§ PROVIDED ENTRIES
----------
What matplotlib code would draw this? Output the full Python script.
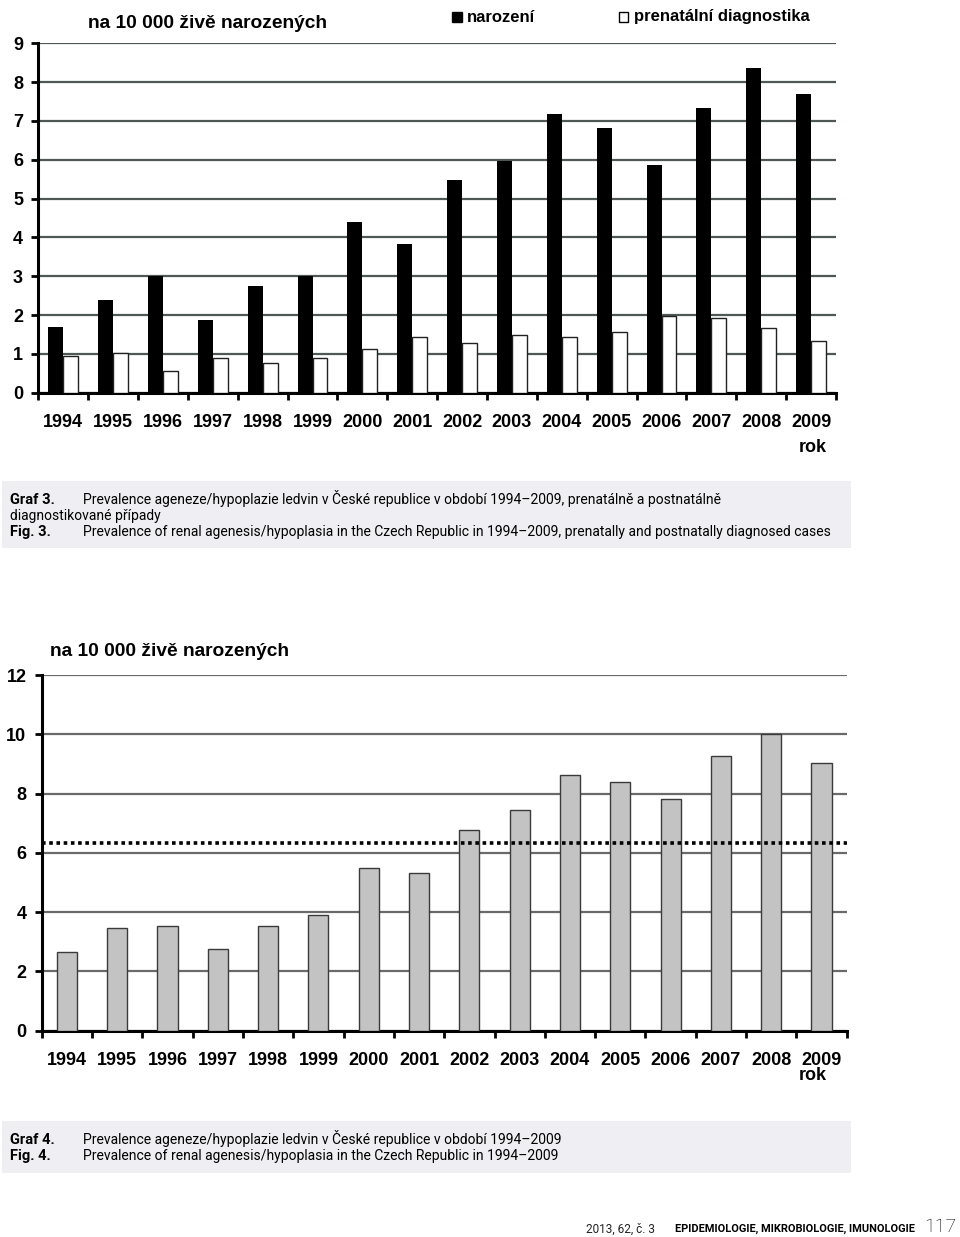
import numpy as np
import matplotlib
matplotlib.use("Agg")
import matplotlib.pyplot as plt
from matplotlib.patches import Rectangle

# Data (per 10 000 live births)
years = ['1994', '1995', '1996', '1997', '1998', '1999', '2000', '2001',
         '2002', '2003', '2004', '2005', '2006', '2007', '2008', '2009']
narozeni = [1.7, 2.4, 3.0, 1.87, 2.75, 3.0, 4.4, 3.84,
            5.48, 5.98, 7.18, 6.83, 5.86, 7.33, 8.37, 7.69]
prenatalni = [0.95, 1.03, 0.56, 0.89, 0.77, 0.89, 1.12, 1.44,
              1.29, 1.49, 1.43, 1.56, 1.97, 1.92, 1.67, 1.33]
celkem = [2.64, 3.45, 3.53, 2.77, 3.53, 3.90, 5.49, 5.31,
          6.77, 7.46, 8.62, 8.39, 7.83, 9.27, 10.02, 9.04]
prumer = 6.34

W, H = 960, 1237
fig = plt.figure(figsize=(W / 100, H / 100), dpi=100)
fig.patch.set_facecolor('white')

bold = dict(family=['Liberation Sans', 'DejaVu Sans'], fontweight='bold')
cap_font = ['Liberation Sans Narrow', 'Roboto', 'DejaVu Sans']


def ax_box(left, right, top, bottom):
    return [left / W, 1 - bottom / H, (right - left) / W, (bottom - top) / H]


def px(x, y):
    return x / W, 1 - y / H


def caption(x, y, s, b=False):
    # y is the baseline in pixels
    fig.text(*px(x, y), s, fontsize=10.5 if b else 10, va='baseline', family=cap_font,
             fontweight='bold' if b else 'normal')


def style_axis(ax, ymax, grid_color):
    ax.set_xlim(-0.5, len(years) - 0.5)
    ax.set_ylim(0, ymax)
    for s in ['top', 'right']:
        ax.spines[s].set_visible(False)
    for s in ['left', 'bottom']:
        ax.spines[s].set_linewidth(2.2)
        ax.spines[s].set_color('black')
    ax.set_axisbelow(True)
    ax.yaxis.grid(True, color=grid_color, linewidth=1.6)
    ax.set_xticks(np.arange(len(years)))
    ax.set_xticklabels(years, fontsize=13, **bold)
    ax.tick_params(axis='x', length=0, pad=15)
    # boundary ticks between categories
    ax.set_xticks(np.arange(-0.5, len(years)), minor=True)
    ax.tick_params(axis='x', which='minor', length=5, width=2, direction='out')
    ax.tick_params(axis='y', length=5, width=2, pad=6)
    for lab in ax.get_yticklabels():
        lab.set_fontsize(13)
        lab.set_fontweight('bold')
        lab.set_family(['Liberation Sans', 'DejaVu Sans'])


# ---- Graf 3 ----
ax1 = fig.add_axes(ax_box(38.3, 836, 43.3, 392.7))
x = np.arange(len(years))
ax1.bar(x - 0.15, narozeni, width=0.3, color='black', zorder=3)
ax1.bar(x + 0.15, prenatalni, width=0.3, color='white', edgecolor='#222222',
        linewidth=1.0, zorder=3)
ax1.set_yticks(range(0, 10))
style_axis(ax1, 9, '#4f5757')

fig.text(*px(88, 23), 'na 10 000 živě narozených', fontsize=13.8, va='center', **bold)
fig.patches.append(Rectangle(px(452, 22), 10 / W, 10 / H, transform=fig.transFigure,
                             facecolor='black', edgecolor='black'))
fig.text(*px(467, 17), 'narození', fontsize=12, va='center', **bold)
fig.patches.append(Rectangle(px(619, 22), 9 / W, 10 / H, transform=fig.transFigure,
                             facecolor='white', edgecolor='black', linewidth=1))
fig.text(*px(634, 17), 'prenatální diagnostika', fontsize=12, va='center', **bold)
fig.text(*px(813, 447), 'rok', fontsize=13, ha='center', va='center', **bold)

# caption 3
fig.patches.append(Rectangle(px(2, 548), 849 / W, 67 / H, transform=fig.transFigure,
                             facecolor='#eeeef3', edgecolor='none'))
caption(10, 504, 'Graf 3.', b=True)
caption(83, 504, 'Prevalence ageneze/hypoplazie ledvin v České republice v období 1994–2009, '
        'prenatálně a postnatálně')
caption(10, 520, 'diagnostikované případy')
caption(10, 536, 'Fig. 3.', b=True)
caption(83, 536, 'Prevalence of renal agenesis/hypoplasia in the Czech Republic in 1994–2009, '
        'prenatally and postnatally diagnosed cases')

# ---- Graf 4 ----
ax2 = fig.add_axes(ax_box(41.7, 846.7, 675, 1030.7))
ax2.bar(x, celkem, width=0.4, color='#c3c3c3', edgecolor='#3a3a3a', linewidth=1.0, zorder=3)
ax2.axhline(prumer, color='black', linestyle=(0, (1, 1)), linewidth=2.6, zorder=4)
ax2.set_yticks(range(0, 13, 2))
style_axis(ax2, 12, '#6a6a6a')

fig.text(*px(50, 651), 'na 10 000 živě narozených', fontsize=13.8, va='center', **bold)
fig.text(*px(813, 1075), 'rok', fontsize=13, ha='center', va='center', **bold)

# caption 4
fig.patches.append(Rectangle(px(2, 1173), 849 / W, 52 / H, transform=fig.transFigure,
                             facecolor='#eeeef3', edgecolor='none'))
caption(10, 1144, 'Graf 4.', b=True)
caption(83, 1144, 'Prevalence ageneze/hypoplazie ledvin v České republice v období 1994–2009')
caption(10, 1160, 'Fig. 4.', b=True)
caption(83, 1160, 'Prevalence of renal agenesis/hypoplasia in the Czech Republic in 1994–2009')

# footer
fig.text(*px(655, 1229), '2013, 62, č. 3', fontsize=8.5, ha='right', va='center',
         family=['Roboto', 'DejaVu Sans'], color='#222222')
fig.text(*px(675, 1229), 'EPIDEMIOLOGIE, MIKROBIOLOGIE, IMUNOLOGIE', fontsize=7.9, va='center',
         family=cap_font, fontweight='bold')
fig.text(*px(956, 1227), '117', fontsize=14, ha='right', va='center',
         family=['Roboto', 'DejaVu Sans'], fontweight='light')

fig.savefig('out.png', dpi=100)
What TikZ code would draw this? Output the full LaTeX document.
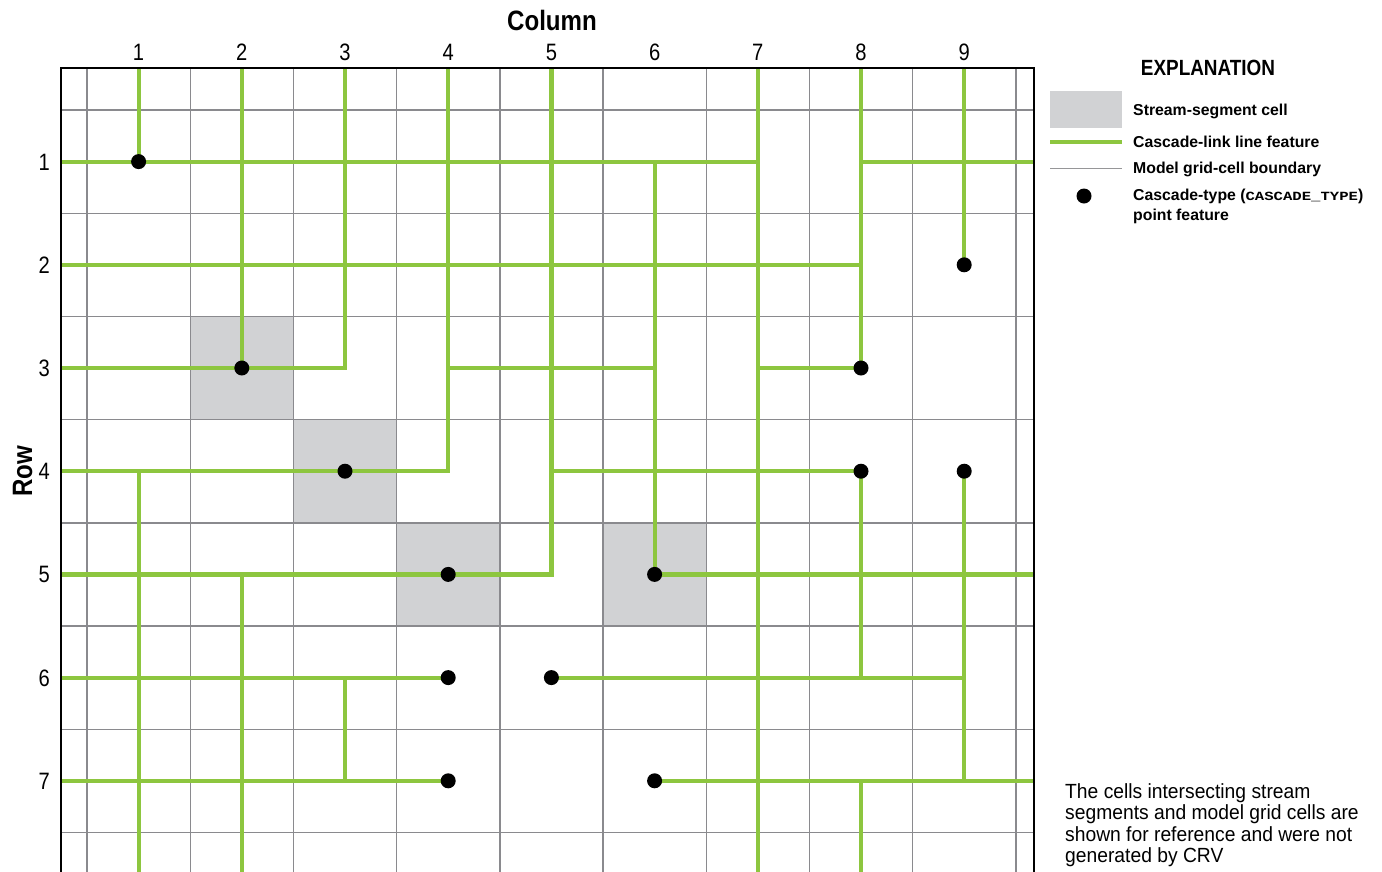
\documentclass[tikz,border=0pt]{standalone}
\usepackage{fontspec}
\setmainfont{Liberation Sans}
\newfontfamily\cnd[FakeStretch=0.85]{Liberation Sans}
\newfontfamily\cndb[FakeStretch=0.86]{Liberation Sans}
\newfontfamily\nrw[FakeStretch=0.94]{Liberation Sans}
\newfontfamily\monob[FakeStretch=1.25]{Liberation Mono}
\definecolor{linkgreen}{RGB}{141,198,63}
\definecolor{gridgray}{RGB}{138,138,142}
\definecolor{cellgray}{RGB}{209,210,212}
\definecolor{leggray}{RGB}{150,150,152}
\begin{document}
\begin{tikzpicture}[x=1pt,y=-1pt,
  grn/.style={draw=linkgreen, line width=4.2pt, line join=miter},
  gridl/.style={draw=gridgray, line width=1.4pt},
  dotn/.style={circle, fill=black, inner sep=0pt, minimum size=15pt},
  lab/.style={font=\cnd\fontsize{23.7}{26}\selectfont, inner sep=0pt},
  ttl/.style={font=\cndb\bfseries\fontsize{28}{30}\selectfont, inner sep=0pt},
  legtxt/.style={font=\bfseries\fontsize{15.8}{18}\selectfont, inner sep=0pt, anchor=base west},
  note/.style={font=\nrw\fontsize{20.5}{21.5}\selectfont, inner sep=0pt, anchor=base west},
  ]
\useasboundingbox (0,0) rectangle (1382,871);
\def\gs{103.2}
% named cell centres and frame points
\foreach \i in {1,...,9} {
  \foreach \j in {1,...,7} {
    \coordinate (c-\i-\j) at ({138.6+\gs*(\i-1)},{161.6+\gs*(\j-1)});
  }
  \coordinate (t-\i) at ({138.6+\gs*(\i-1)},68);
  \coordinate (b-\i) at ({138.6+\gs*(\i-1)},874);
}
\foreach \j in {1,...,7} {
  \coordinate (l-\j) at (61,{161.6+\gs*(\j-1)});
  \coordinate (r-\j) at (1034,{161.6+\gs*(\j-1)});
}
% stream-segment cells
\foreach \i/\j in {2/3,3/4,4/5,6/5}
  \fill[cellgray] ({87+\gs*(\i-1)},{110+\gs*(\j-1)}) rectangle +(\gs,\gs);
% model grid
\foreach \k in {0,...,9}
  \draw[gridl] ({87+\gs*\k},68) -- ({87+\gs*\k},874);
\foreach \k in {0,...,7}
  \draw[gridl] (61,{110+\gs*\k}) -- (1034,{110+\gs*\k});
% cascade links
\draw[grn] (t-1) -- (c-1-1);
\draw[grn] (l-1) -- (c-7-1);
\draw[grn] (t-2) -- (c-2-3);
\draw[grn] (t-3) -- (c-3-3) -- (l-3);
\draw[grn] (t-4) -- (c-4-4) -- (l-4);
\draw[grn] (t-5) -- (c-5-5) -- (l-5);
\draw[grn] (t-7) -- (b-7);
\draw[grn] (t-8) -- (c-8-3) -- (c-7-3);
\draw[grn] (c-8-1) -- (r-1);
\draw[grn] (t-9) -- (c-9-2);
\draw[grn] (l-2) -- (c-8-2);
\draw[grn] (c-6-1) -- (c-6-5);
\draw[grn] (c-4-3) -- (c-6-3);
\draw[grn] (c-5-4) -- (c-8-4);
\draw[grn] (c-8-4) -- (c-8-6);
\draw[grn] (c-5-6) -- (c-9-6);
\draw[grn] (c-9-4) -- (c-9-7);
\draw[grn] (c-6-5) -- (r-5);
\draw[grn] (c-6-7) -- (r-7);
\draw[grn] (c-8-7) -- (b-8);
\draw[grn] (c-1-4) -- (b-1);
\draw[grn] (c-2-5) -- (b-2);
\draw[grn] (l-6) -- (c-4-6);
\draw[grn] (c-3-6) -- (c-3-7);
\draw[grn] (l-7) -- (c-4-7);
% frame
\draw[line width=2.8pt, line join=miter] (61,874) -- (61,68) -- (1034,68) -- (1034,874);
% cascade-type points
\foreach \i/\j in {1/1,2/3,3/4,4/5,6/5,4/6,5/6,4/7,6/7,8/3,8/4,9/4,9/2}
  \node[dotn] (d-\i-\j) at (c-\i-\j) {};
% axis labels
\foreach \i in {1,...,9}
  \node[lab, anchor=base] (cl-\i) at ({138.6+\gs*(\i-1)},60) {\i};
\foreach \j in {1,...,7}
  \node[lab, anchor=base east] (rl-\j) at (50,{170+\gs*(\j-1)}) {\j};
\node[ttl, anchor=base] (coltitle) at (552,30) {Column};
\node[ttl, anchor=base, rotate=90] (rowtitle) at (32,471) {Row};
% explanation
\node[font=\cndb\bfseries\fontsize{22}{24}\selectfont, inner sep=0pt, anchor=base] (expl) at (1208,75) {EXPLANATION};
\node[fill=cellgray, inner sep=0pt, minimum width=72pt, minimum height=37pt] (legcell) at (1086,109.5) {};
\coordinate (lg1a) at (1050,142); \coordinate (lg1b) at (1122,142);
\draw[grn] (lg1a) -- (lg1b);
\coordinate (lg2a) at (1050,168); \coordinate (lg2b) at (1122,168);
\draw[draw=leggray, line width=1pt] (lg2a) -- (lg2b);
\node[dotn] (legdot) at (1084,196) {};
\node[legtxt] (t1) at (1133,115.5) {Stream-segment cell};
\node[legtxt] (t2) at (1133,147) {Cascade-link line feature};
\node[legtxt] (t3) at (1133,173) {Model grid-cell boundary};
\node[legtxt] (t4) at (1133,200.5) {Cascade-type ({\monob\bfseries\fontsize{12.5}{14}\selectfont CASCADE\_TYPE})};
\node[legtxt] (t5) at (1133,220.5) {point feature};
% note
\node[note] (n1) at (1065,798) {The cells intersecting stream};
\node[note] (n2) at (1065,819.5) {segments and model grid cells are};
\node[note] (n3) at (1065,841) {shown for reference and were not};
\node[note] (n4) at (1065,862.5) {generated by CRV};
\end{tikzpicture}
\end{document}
----------
§ TASK REQUIREMENTS
In the entries above, find the line that contains "prumer = 6.34", then repeat exactly every line from the first one through that line, with no pictures.

§ COMPLETED EXERCISE
What matplotlib code would draw this? Output the full Python script.
import numpy as np
import matplotlib
matplotlib.use("Agg")
import matplotlib.pyplot as plt
from matplotlib.patches import Rectangle

# Data (per 10 000 live births)
years = ['1994', '1995', '1996', '1997', '1998', '1999', '2000', '2001',
         '2002', '2003', '2004', '2005', '2006', '2007', '2008', '2009']
narozeni = [1.7, 2.4, 3.0, 1.87, 2.75, 3.0, 4.4, 3.84,
            5.48, 5.98, 7.18, 6.83, 5.86, 7.33, 8.37, 7.69]
prenatalni = [0.95, 1.03, 0.56, 0.89, 0.77, 0.89, 1.12, 1.44,
              1.29, 1.49, 1.43, 1.56, 1.97, 1.92, 1.67, 1.33]
celkem = [2.64, 3.45, 3.53, 2.77, 3.53, 3.90, 5.49, 5.31,
          6.77, 7.46, 8.62, 8.39, 7.83, 9.27, 10.02, 9.04]
prumer = 6.34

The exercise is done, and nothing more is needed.